Shortfall in fuel supply forces patients to shiver in CD Hospital

Mir Farhat
Srinagar, Jan 23:  In Srinagar’s Chest Disease Hospital, a 70-year-old patient, battling acute chest disease, is keeping himself warm with a Kangri held beneath a green blanket.
It is afternoon and the hospital has switched off its central heating system even when it is most needed by patients admitted for their serious chest diseases.
Not only him, but most of the patients in the five wards of the hospital are finding it tough to bear the freezing winter season, when temperature plummets to sub zero.
“It is very cold in the ward. My son has brought this Kangri from home for me. I am admitted here for the last five days but I didn’t feel the warmth from the heating system which is installed in the hospital,” the patient said.
Being one of the oldest hospitals in the State, it has long ago fitted a central heating system in its wards and corridors. But the deficit fuel supply by the Government forces its administrators to shut it for most of the day.
Besides Kangris, some of the attendants have brought water bottles from home for their patients. But due to turning off the heating system the hospital does not have hot water in its water supply system.
A doctor working in the hospital said: “Patients cannot be expected to shiver in their beds when they are recovering from operations.”
The Chest Diseases (CD) receives 48,000 liters of fuel less than it needs.
Medical Superintendent of the hospital Dr Riyaz Ahmad Rangrez told Excelsior that due to the shortfall in fuel supply they have to switch off the central heating system.
“We have to run the hospital within the budget. We require 1, 32000 litres of fuel for winter season, but we are supplied only 84, 000 litres. Due to this deficit, we cannot run the heating system throughout the day. The central heating system operates between 5 pm to 12 am to keep the hospital wards warm”, he said, adding in future the hospital will face more difficulty in keeping the wards warm.
An official in the Government Medical College (GMC) said all its associated hospitals are running short of funds to run the central heating facilities. Paucity of the funds has forced the hospitals to purchase the fuel on debt.

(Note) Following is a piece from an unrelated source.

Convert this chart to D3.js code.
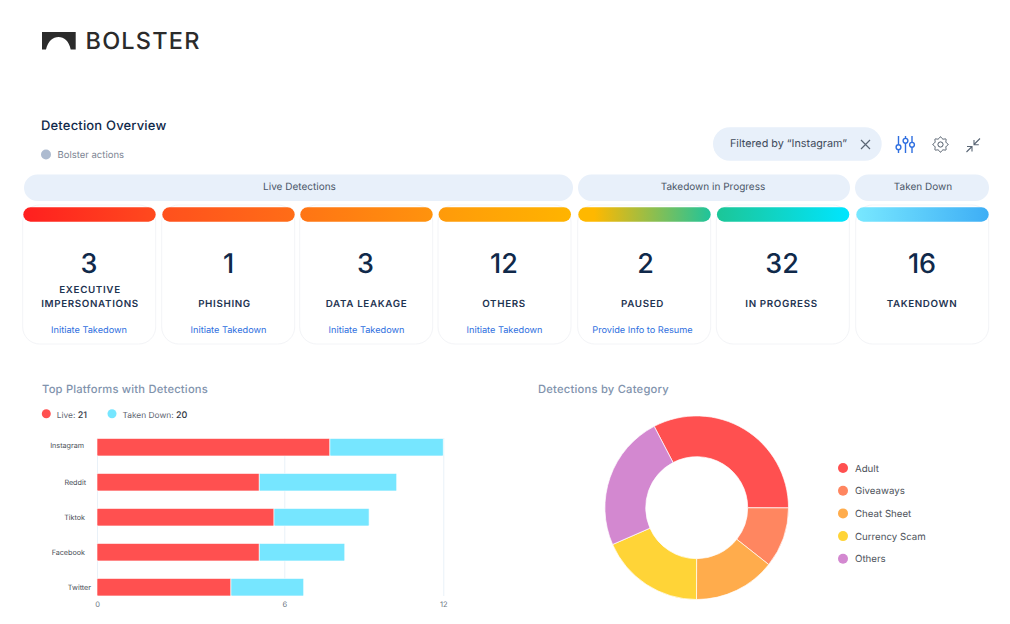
<!DOCTYPE html>
<html>
<head>
<meta charset="utf-8">
<script src="https://cdn.jsdelivr.net/npm/d3@7/dist/d3.min.js"></script>
<style>
  html, body { margin: 0; padding: 0; background: #fff; }
  svg { display: block; }
  text { font-family: Inter, "Noto Sans", sans-serif; text-rendering: geometricPrecision; }
</style>
</head>
<body>
<svg id="chart" width="1010" height="624"></svg>
<script>
// card data
const cardValues = [3, 1, 3, 12, 2, 32, 16];
const cardLabels = [["EXECUTIVE", "IMPERSONATIONS"], ["PHISHING"], ["DATA LEAKAGE"], ["OTHERS"], ["PAUSED"], ["IN PROGRESS"], ["TAKENDOWN"]];
const cardLinks = ["Initiate Takedown", "Initiate Takedown", "Initiate Takedown", "Initiate Takedown", "Provide Info to Resume", "", ""];
const cardColors = [["#ff1f1f", "#ff4a1e"], ["#ff501d", "#ff6d17"], ["#ff7414", "#ff930d"], ["#ff9a0a", "#ffb400"], ["#ffb800", "#1fc49b"], ["#1cc697", "#00e5ff"], ["#78e8ff", "#3eaef5"]];
const groupNames = ["Live Detections", "Takedown in Progress", "Taken Down"];

// bar chart data
const platforms = ["Instagram", "Reddit", "Tiktok", "Facebook", "Twitter"];
const liveValues = [7.72, 5.2, 5.67, 5.2, 4.29];
const takenValues = [4.28, 5.04, 3.53, 3.08, 2.44];
const barTicks = [0, 6, 12];
const barLegend = [["Live: ", "21"], ["Taken Down: ", "20"]];

// donut data
const categories = ["Adult", "Giveaways", "Cheat Sheet", "Currency Scam", "Others"];
const categoryValues = [32.7, 10.6, 14.4, 18.4, 23.9];
const categoryColors = ["#ff5050", "#ff8660", "#ffac4c", "#ffd437", "#d388d0"];

const navy = "#10294a", pale = "#e8f0fa", blue = "#2f6fe0";

const svg = d3.select("#chart");
const defs = svg.append("defs");

function renderHeader(){
  // logo mark: dark block with an arch cut out
  svg.append("path")
    .attr("d", "M42 32H75.700V49.500H70.700C69 41 64 37 58.500 37C53 37 48 41 46 49.500H42Z")
    .attr("fill", "#2b2b2b");
  svg.append("text").attr("x", 85.5).attr("y", 49)
    .attr("font-size", 23.5).attr("font-weight", 500).attr("letter-spacing", 1.2)
    .attr("fill", "#2b2b2b").text("BOLSTER");

  svg.append("text").attr("x", 41).attr("y", 129.5)
    .attr("font-size", 13).attr("font-weight", 500).attr("letter-spacing", 0.17).attr("fill", navy).text("Detection Overview");
  svg.append("circle").attr("cx", 46).attr("cy", 154.5).attr("r", 5).attr("fill", "#adbbd0");
  svg.append("text").attr("x", 57.5).attr("y", 158)
    .attr("font-size", 9.5).attr("fill", "#7c8593").text("Bolster actions");

  // filter pill
  svg.append("rect").attr("x", 713).attr("y", 127.3).attr("width", 168.7).attr("height", 33.4)
    .attr("rx", 16.7).attr("fill", pale);
  svg.append("text").attr("x", 730).attr("y", 147)
    .attr("font-size", 10.8).attr("fill", "#3f4b5c").text("Filtered by “Instagram”");
  svg.append("path").attr("d", "M861 140L870 149M870 140L861 149")
    .attr("stroke", "#5a6675").attr("stroke-width", 1.2).attr("fill", "none");

  renderIcons();
}

function renderIcons(){
  // sliders
  let sliders = svg.append("g").attr("stroke", blue).attr("stroke-width", 1.4).attr("fill", "none");
  sliders.append("path").attr("d", "M898.5 136V144.600M898.5 149.800V153M905.5 136V138.200M905.5 143.400V153M912 136V142.200M912 147.400V153");
  sliders.append("circle").attr("cx", 898.5).attr("cy", 147.2).attr("r", 2.4);
  sliders.append("circle").attr("cx", 905.5).attr("cy", 140.8).attr("r", 2.4);
  sliders.append("circle").attr("cx", 912).attr("cy", 144.8).attr("r", 2.4);

  // gear
  let gear = svg.append("g").attr("transform", "translate(940.5,144.5)")
    .attr("stroke", "#4f5a68").attr("stroke-width", 1).attr("fill", "none");
  gear.append("circle").attr("r", 2.6);
  let points = d3.range(16).map(function(i){
    let r = (i % 2 === 0) ? 7.7 : 5.9;
    let a = i * Math.PI / 8;
    return [r * Math.sin(a), -r * Math.cos(a)];
  });
  gear.append("path").attr("d", d3.line().curve(d3.curveCatmullRomClosed.alpha(0.5))(points));

  // collapse arrows
  svg.append("path").attr("d", "M980 138.500L974 144.500M974 140V144.800H978.800M966.500 152L972 146.500M967 146.500H972V151.500")
    .attr("stroke", "#5a6675").attr("stroke-width", 1.1).attr("fill", "none");
}

function renderGroups(){
  let spans = [[24, 573], [578, 850], [855, 989]];
  let textX = [299.500, 713, 923];
  let group = svg.selectAll(".group_node").data(groupNames).enter().append("g").attr("class", "group_node");
  group.append("rect")
    .attr("x", function(d, i){ return spans[i][0]; })
    .attr("y", 174.500)
    .attr("width", function(d, i){ return spans[i][1] - spans[i][0]; })
    .attr("height", 26.5).attr("rx", 13.25).attr("fill", pale);
  group.append("text")
    .attr("x", function(d, i){ return textX[i]; })
    .attr("y", function(d, i){ return i === 1 ? 190 : 189.500; })
    .attr("text-anchor", "middle").attr("font-size", 10).attr("fill", "#4a5668")
    .text(function(d){ return d; });
}

function renderCards(){
  let lefts = [22.7, 161.7, 299.7, 438, 577.7, 716.3, 855.7];
  let cardWidth = 133;
  let textCentre = [89, 228.500, 365.500, 504, 645.500, 782, 922];
  let labelCentre = [90, 224.500, 366.500, 504, 642.500, 781.500, 922];
  let linkCentre = [89, 228.500, 366.500, 504.500, 642.500, 0, 0];

  let card = svg.selectAll(".card_node").data(cardValues).enter().append("g").attr("class", "card_node");

  card.append("rect")
    .attr("x", function(d, i){ return lefts[i]; })
    .attr("y", 205).attr("width", cardWidth).attr("height", 139)
    .attr("rx", 17).attr("fill", "#fff").attr("stroke", "#f3f4f7").attr("stroke-width", 1);

  cardColors.forEach(function(pair, i){
    let grad = defs.append("linearGradient").attr("id", "cardGrad" + i);
    grad.append("stop").attr("offset", i === 4 ? "12%" : "0%").attr("stop-color", pair[0]);
    grad.append("stop").attr("offset", "100%").attr("stop-color", pair[1]);
  });

  card.append("rect")
    .attr("x", function(d, i){ return lefts[i] + 0.6; })
    .attr("y", 207.300).attr("width", cardWidth - 0.6).attr("height", 14.4).attr("rx", 7.2)
    .attr("fill", function(d, i){ return "url(#cardGrad" + i + ")"; });

  card.append("text")
    .attr("x", function(d, i){ return textCentre[i]; })
    .attr("y", 273).attr("text-anchor", "middle")
    .attr("font-size", 27).attr("font-weight", 500).attr("fill", navy)
    .text(function(d){ return d; });

  card.each(function(d, i){
    let lines = cardLabels[i];
    let firstY = lines.length > 1 ? 293.300 : 307;
    d3.select(this).selectAll(".card_label").data(lines).enter().append("text")
      .attr("class", "card_label")
      .attr("x", labelCentre[i])
      .attr("y", function(line, j){ return firstY + j * 13.8; })
      .attr("text-anchor", "middle")
      .attr("font-size", 9.8).attr("font-weight", 600).attr("letter-spacing", 0.65).attr("fill", "#1f3552")
      .text(function(line){ return line; });
  });

  card.append("text")
    .attr("x", function(d, i){ return linkCentre[i]; })
    .attr("y", 333).attr("text-anchor", "middle")
    .attr("font-size", 9.2).attr("fill", blue)
    .text(function(d, i){ return cardLinks[i]; });
}

function renderBars(){
  svg.append("text").attr("x", 42).attr("y", 393)
    .attr("font-size", 11.2).attr("font-weight", 500).attr("letter-spacing", 0.2).attr("fill", "#8193ad")
    .text("Top Platforms with Detections");

  // legend
  let legendX = [46.300, 112];
  let legend = svg.selectAll(".bar_legend").data(barLegend).enter().append("g").attr("class", "bar_legend");
  legend.append("circle")
    .attr("cx", function(d, i){ return legendX[i]; }).attr("cy", 413.7).attr("r", 4.5)
    .attr("fill", function(d, i){ return i === 0 ? categoryColors[0] : "#76e6ff"; });
  let legendText = legend.append("text")
    .attr("x", function(d, i){ return legendX[i] + 10.4; }).attr("y", 418)
    .attr("font-size", 8.4).attr("fill", "#5c6470");
  legendText.append("tspan").text(function(d){ return d[0]; });
  legendText.append("tspan").attr("font-size", 9).attr("font-weight", 500).attr("fill", "#30363f").text(function(d){ return d[1]; });

  // the axis in the picture is not even: 6 sits past the middle of 0..12
  let x = d3.scaleLinear().domain(barTicks).range([97, 284.3, 443.3]);
  let y = d3.scaleBand().domain(platforms).range([429.700, 604.700]).paddingInner(0.5).paddingOuter(0.25);

  // grid and tick labels
  let xAxis = svg.append("g").attr("transform", "translate(0,596)")
    .call(d3.axisBottom(x).tickValues(barTicks).tickSize(-158).tickSizeOuter(0));
  xAxis.select(".domain").remove();
  xAxis.selectAll("line").attr("stroke", "#e9f1f8");
  xAxis.selectAll("text").attr("font-family", "Inter").attr("font-size", 7.5).attr("fill", "#6d7683").attr("y", 5.5);

  // platform labels do not share a right edge or sit quite centred on the bars
  let labelRight = [84, 86, 85, 85, 91];
  let labelMiddle = [445.5, 482.3, 518, 553, 587.3];
  let yAxis = svg.append("g").call(d3.axisLeft(y).tickSize(0));
  yAxis.select(".domain").remove();
  yAxis.selectAll(".tick").attr("transform", null);
  yAxis.selectAll("text").attr("font-family", "Inter").attr("font-size", 7.2).attr("fill", "#4a4f57")
    .attr("x", function(d, i){ return labelRight[i]; })
    .attr("y", function(d, i){ return labelMiddle[i]; });

  // stacked bars
  let rows = platforms.map(function(name, i){ return {name: name, live: liveValues[i], taken: takenValues[i]}; });
  let stack = d3.stack().keys(["live", "taken"])(rows);
  let colors = [categoryColors[0], "#76e6ff"];

  svg.selectAll(".bar_layer").data(stack).enter().append("g")
    .attr("class", "bar_layer")
    .attr("fill", function(d, i){ return colors[i]; })
    .selectAll("rect").data(function(d){ return d; }).enter().append("rect")
    .attr("x", function(d){ return x(d[0]); })
    .attr("y", function(d){ return y(d.data.name); })
    .attr("width", function(d){ return x(d[1]) - x(d[0]); })
    .attr("height", y.bandwidth())
    .attr("rx", 1).attr("stroke", "#fff").attr("stroke-width", 0.6);
}

function renderDonut(){
  svg.append("text").attr("x", 538).attr("y", 393)
    .attr("font-size", 11.2).attr("font-weight", 500).attr("letter-spacing", 0.22).attr("fill", "#8193ad")
    .text("Detections by Category");

  let start = -27.6 * Math.PI / 180;
  let pie = d3.pie().sort(null).startAngle(start).endAngle(start + 2 * Math.PI);
  let arc = d3.arc().innerRadius(51).outerRadius(91.8);

  svg.append("g").attr("transform", "translate(696.7,507.7)")
    .selectAll("path").data(pie(categoryValues)).enter().append("path")
    .attr("d", arc)
    .attr("fill", function(d, i){ return categoryColors[i]; })
    .attr("stroke", "#fff").attr("stroke-width", 0.7);

  let legend = svg.selectAll(".donut_legend").data(categories).enter().append("g").attr("class", "donut_legend");
  legend.append("circle")
    .attr("cx", 843).attr("cy", function(d, i){ return 468 + i * 22.7; }).attr("r", 5)
    .attr("fill", function(d, i){ return categoryColors[i]; });
  legend.append("text")
    .attr("x", 855).attr("y", function(d, i){ return 471.500 + i * 22.7; })
    .attr("font-size", 9.7).attr("fill", "#4e535b")
    .text(function(d){ return d; });
}

renderHeader();
renderGroups();
renderCards();
renderBars();
renderDonut();
</script>
</body>
</html>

The official said they have raised the issue with the top Government officials. “Until the Government provides required funds, the patients will keep feeling cold,” he said.
“The sanitary staff routinely cleans the hospital. What more can we do. This is not Washington (US). This is a poor state. We have to live like this,” he replied when asked that the administration has not maintained the hygiene of the hospital when most sick patients with acute chest diseases are admitted in its wards.
Being located on a hillock, the hospital has the strangest location, which poses a challenge to the patients suffering from respiratory disorders.
The location of the hospital is also loathed by the doctors themselves. “The geography of the hospital is the biggest flaw,” says Dr Khursheed Ahmed, Assistant Professor at the hospital.  “The condition of a patient does not remain better when he walks the steep concrete stairs and ramp.”
Its wards are spread on a terraced land, and the wards are connected by five concrete stairs.
Built in 1896 by some British philanthropists, the hospital would be used as a sanatorium for tuberculosis patients.
The Superintendent said there was no cure then for tuberculosis and the idea behind the hospital being built on a hillock was to isolate patients and provide them a serene and hygienic atmosphere to recover.